This pretty mini-mandala comes to us from Hannah, a crocheter from England, for the Mandalas for Marinke remembrance project. Hannah writes,
“I was diagnosed with depression nearly three years ago, and I have been crocheting ever since my “relapse” 18 months ago. I am self-taught and through magazines I learnt of Wink and her amazing designs – and then of this project. My mandala isn’t one of Wink’s designs, but is from a pattern in one of the magazines that keeps my inspiration going. I’ve used oddments from some of my favorite projects and hope the love from them will transfer to this. Good luck Wink; we will miss you. My thoughts are with your family.”
In yesterday’s post, I shared a bit about the depression that author David Foster Wallace struggled with throughout his lifetime. It reminded me a bit about something that author Elizabeth Gilbert has written about in her book Big Magic: Creative Living Beyond Fear, which I wanted to share with you today. It is near the end of the book, when she writes a lot about the myth of The Tormented Artist, and how the idea that genius=madness can be traumatizing to creative work. She notes that of course there are plenty of creative people who struggle with demons of all sorts, including depression, but that she believes that those people create in spite of the demons, not thanks to them.

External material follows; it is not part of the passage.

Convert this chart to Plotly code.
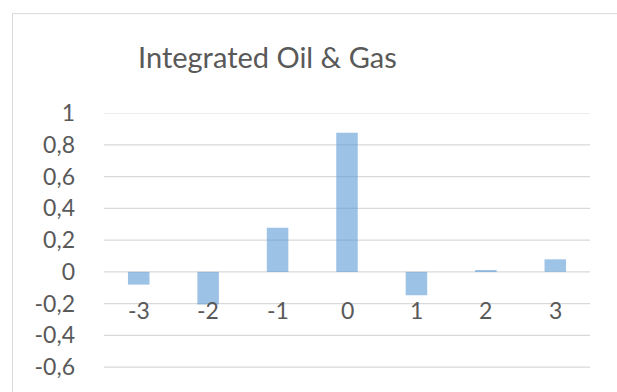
import plotly.graph_objects as go

# Event-window offsets and the value measured at each offset
offsets = [-3, -2, -1, 0, 1, 2, 3]
offset_labels = ["-3", "-2", "-1", "0", "1", "2", "3"]
values = [-0.08, -0.205, 0.278, 0.876, -0.147, 0.01, 0.079]

# Y axis ticks, written with a decimal comma
y_ticks = [-0.6, -0.4, -0.2, 0, 0.2, 0.4, 0.6, 0.8, 1]
y_tick_labels = ["-0,6", "-0,4", "-0,2", "0", "0,2", "0,4", "0,6", "0,8", "1"]

title_text = "Integrated Oil & Gas"

FONT = "Lato"
TEXT_COLOR = "#595959"
GRID_COLOR = "#d9d9d9"

W, H = 617, 392
ML, MR, MT, MB = 104, 27, 113, 21
plot_w = W - ML - MR
plot_h = H - MT - MB

fig = go.Figure()
fig.add_trace(go.Bar(
    x=offsets,
    y=values,
    width=0.31,
    marker=dict(color="#5B9BD5", line=dict(width=0)),
    opacity=0.6,
    hoverinfo="skip",
))

# Horizontal gridlines, one per y tick
for yv in y_ticks:
    fig.add_shape(
        type="line", xref="paper", yref="y", x0=0, x1=1, y0=yv, y1=yv,
        line=dict(color=GRID_COLOR, width=1.2), layer="below",
    )

# Category labels sit just under the zero line
for x, lab in zip(offsets, offset_labels):
    fig.add_annotation(
        x=x, y=0, xref="x", yref="y", text=lab, showarrow=False,
        yanchor="top", yshift=-22,
        font=dict(family=FONT, size=23, color=TEXT_COLOR),
    )


def px_to_paper_x(px):
    return (px - ML) / plot_w


def px_to_paper_y(py):
    return (H - MB - py) / plot_h


# Outer chart frame
fig.add_shape(
    type="rect", xref="paper", yref="paper",
    x0=px_to_paper_x(12.5), x1=px_to_paper_x(W + 20),
    y0=px_to_paper_y(H + 20), y1=px_to_paper_y(12.5),
    line=dict(color=GRID_COLOR, width=1), fillcolor="rgba(0,0,0,0)",
    layer="below",
)

fig.add_annotation(
    x=px_to_paper_x(267.5), y=px_to_paper_y(56), xref="paper", yref="paper",
    text=title_text, showarrow=False, xanchor="center", yanchor="middle",
    font=dict(family=FONT, size=29, color=TEXT_COLOR),
)

fig.update_layout(
    width=W, height=H,
    margin=dict(l=ML, r=MR, t=MT, b=MB),
    paper_bgcolor="white", plot_bgcolor="white",
    showlegend=False,
    xaxis=dict(
        range=[-3.5, 3.5], showticklabels=False, showgrid=False,
        zeroline=False, showline=False, ticks="",
    ),
    yaxis=dict(
        range=[-0.605, 1.0], tickvals=y_ticks, ticktext=y_tick_labels,
        showgrid=False, zeroline=False,
        showline=False, ticks="", ticklabelstandoff=28,
        tickfont=dict(family=FONT, size=23, color=TEXT_COLOR),
    ),
)

fig.write_html("out.html")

She shares the quote by poet Rainer Marie Rilke that says, “If my devils are to leave me, I’m afraid my angels will take flight, as well.” And then Gilbert wisely says,
“Rilke was a glorious poet, and that line is elegantly rendered, but it’s also severely emotionally warped. I’ve heard that line quoted countless times by creative people who were offering up an excuse as to why they won’t quit drinking, or why they won’t go see a therapist, or why they won’t consider treatment for their depression or anxiety, or why they won’t address their sexual misconduct or their intimacy problems, or why they basically refuse to seek personal healing and growth in any manner whatsoever – because they don’t want to lose their suffering, which they have somehow conflated and confused with their creativity.”
Shortly later she writes,
“What I’ve seen already of pain is plenty, thank you, and I do not raise my hand and ask for more of it. I’ve also been around enough mentally ill people to know better than to sentimentalize madness. What’s more, I’ve passed through enough seasons of depression, anxiety, and shame in my own life to know that such experiences are not particularly generative for me. I have no great love or loyalty for my personal devils, because they have never served me well. During my own periods of misery and instability, I’ve noticed that my creative spirit becomes cramped and suffocated.”
“Emotional pain makes me the opposite of a deep person; it renders my life narrow and thin and isolated. My suffering takes this whole thrilling and gigantic universe and strings it down to the size of my own unhappy head.”
Some people create during depression. Many people, myself included, create in spurts of energy between depressive periods. The point is not that depression will necessarily kill your creativity, but that neither does it nourish it, and that if you hold any sort of romantic notion that you must “suffer for your art”, it is vital to your well-being to release that notion and devote some energy to improving your own mental health. Creativity can and will thrive when you are well.